I’m a user, where can I buy these cards?

I don’t offer and sell these cards. I only provide the material necessary to produce these cards. Please don’t ask me for sellers, I also won’t list sellers on this github page as I likely won’t know these sellers and can not guarantee that these cards will work and are produced correctly. If you like, you can share your experiences with sellers in a discussions thread. Make sure that your seller provides a reasonable refund policy, doesn’t ask for unreasonable prices per card and provides help and support for the usage. I will only provide limited help through these pages.

I’m a seller, can I sell these cards?

Yes, you are welcome to do so. I would welcome fair prices for the community. For example, more than $70 per card is too much in my opinion even when the through-hole parts are already hand-assembled. Consider offering kits so that the users can solder the through-hole parts. However, you must make sure to honor the license. I have chosen a rather strict open hardware license which requires you to make all changes available under this license again, even if you only provide altered binaries, firmware bitstreams or similar.

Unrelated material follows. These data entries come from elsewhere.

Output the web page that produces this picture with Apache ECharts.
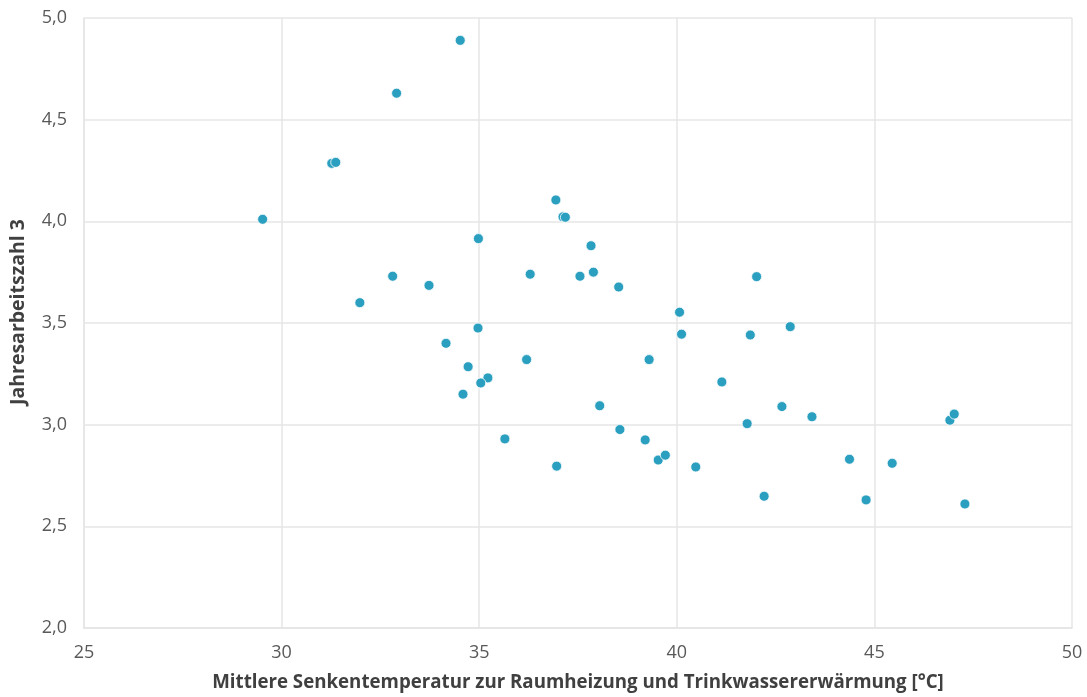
<!DOCTYPE html>
<html>
<head>
<meta charset="utf-8">
<script src="https://cdn.jsdelivr.net/npm/echarts@6/dist/echarts.min.js"></script>
<style>
html,body{margin:0;padding:0;background:#fff;}
#chart{width:1087px;height:697px;}
</style>
</head>
<body>
<div id="chart"></div>
<script>
// Mittlere Senkentemperatur [°C]
const xValues = [29.52,31.27,31.37,32.91,34.52,31.98,32.81,33.73,34.16,34.98,34.97,34.72,35.22,35.04,34.59,35.65,36.2,36.29,36.94,37.12,37.18,37.55,37.83,37.89,36.96,38.53,38.05,38.56,39.2,39.3,39.53,39.71,40.07,40.12,40.48,41.14,41.78,41.86,42.02,42.21,42.66,42.87,43.42,44.37,44.79,45.45,46.91,47.02,47.29];
// Jahresarbeitszahl 3
const yValues = [4.01,4.285,4.29,4.63,4.89,3.60,3.73,3.685,3.40,3.915,3.475,3.285,3.23,3.205,3.15,2.93,3.32,3.74,4.105,4.022,4.02,3.73,3.88,3.75,2.796,3.677,3.093,2.976,2.925,3.32,2.826,2.85,3.553,3.445,2.792,3.21,3.005,3.441,3.728,2.648,3.089,3.482,3.039,2.83,2.63,2.81,3.022,3.052,2.61];
const xAxisName = 'Mittlere Senkentemperatur zur Raumheizung und Trinkwassererwärmung [°C]';
const yAxisName = 'Jahresarbeitszahl 3';

const data = xValues.map((x, i) => [x, yValues[i]]);
const chart = echarts.init(document.getElementById('chart'), null, {renderer: 'canvas'});
const font = '"Open Sans", "Noto Sans", sans-serif';
chart.setOption({
  animation: false,
  grid: {left: 83, right: 15, top: 18, bottom: 62, containLabel: false},
  xAxis: {
    type: 'value', min: 25, max: 50, interval: 5,
    name: xAxisName, nameLocation: 'middle', nameGap: 45,
    nameTextStyle: {fontFamily: font, fontSize: 18.7, fontWeight: 'bold', color: '#404040'},
    axisLine: {show: true, lineStyle: {color: '#e3e3e3', width: 1.5}},
    axisTick: {show: false},
    axisLabel: {fontFamily: font, fontSize: 18, color: '#595959', margin: 16},
    splitLine: {show: true, lineStyle: {color: '#e6e6e6', width: 1.5}}
  },
  yAxis: {
    type: 'value', min: 2, max: 5, interval: 0.5,
    name: yAxisName, nameLocation: 'middle', nameGap: 56, nameRotate: 90,
    nameTextStyle: {fontFamily: font, fontSize: 19.5, fontWeight: 'bold', color: '#404040', padding: [0, 0, 0, 22]},
    axisLine: {show: true, lineStyle: {color: '#e6e6e6', width: 1.5}},
    axisTick: {show: false},
    axisLabel: {fontFamily: font, fontSize: 18, color: '#595959', margin: 17,
      formatter: v => v.toFixed(1).replace('.', ',')},
    splitLine: {show: true, lineStyle: {color: '#e6e6e6', width: 1.5}}
  },
  series: [{
    type: 'scatter',
    data: data,
    symbol: 'circle',
    symbolSize: 10,
    itemStyle: {color: '#2A9FBF', borderColor: '#ffffff', borderWidth: 0.8, opacity: 1}
  }]
});
</script>
</body>
</html>
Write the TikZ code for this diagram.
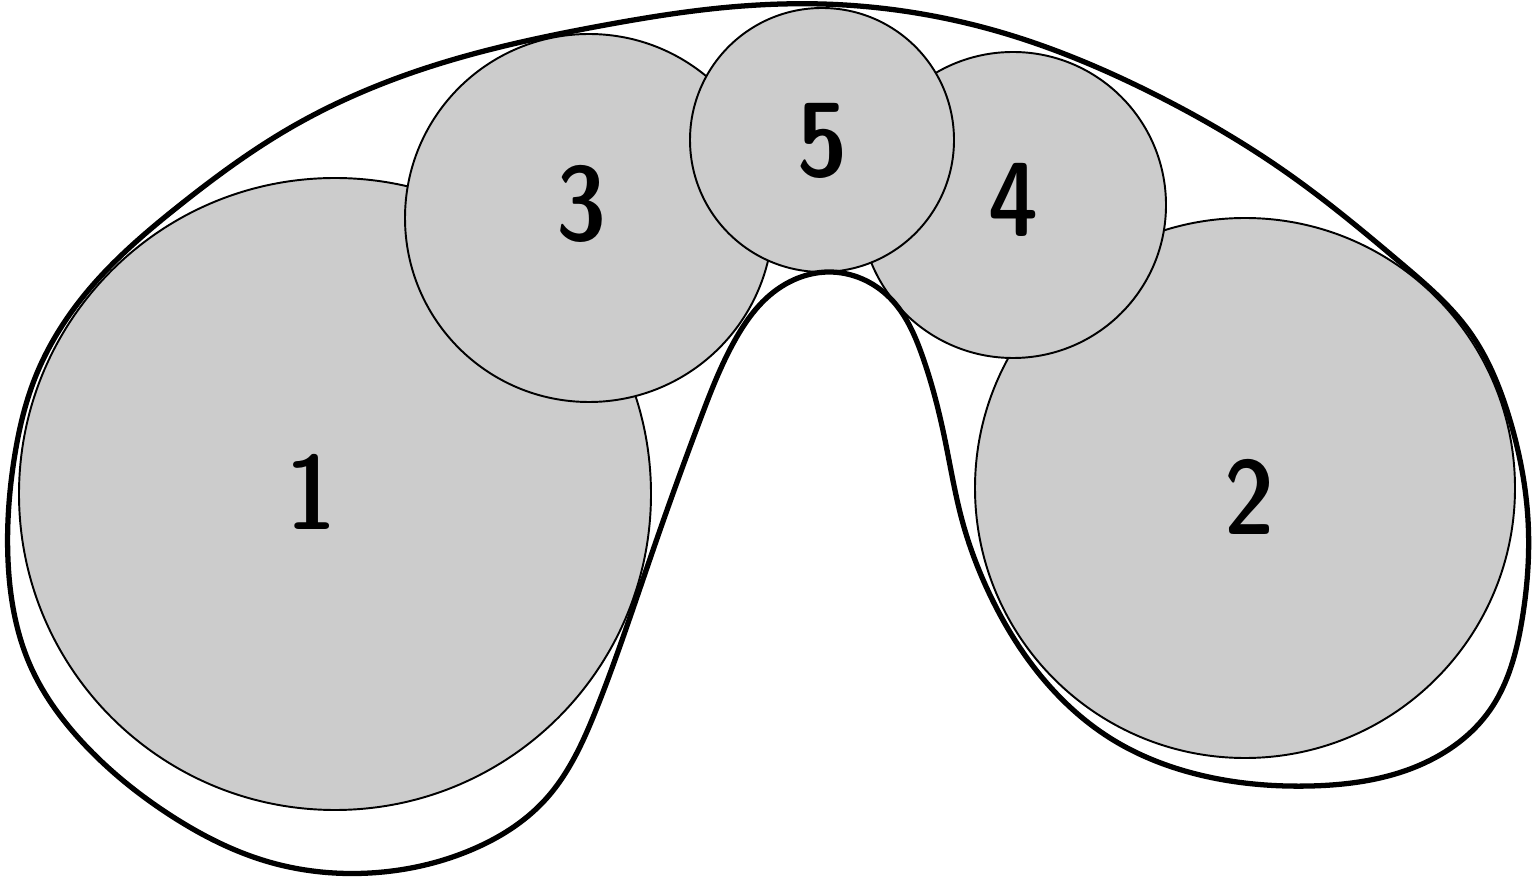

You essentially cannot legally change the design or source code without making it open source under the same license again. My goal is to keep this card and the source code for the software that comes along with it in all its variations open-source for the community. You should not profit from changes and improvements based on this design that you keep for yourself and the things you sell. You must keep a pointer to the creator and to this github page. Make sure you read and understand the license.

What is the difference between the 3.3v and the 5v card?

Roland devices that support SRX cards can work with either 5V (for example Roland XV-5080 or Roland XV-3080) or 3.3V (Roland Fantom X, Fantom XR). The modern flash nors used on the opensrxcard support only 3.3v. As a result, when an opensrxcard should be used in a Roland 5V device, the pins need to be level shifted from 5v to 3.3v and vice versa.

Currently, only the 3.3V card without level shifting and voltage regulation is ready. The 5V version will work on both 3.3V and 5V devices. However, due to the additional components that it needs, it likely will require SMD components hand assembled on the back side. Thus, I will keep the 3.3V version as it is easier and cheaper to assemble for users of 3.3V devices.

What are the unassembled parts on the opensrxcard?

There is a second 256 byte microwire eeprom on the srx card. I have dumped two eeproms of this kind from two original SRX cards and it was empty for both. As a result, I have tried the opensrxcard without this second eeprom and everything worked just fine. I have no knowledge why this eeprom exists, but it seems that it isn’t actively used, at least for the devices that I have tested. If you have any further knowledge on this, feel free to post this information in the github discussions.

How can I create my own custom cards?

This aspect of the project has not been started yet. So it’s not yet possible. However, when you dump cards and are technically able to do so, you might want to help to reverse-engineer the SRX image format and build tooling for it. To my knowledge, not much about it is currently known. However, it is known how to scramble/descramble the image and how the DPCM encoding/decoding works.

Does this work on a Mac as well?

Yes, maybe. I don't have a Mac any more, so I cannot test the srxtool for Macs, neither Intel nor Apple Silicon. As a result, I don't provide cross-compiled binaries as I don't want to provide builds that I haven't seen working. The compilation process for the srxtool is very easy. Give it a try and report back.

The firmware programming requires a system where Arduino IDE 2 is supported.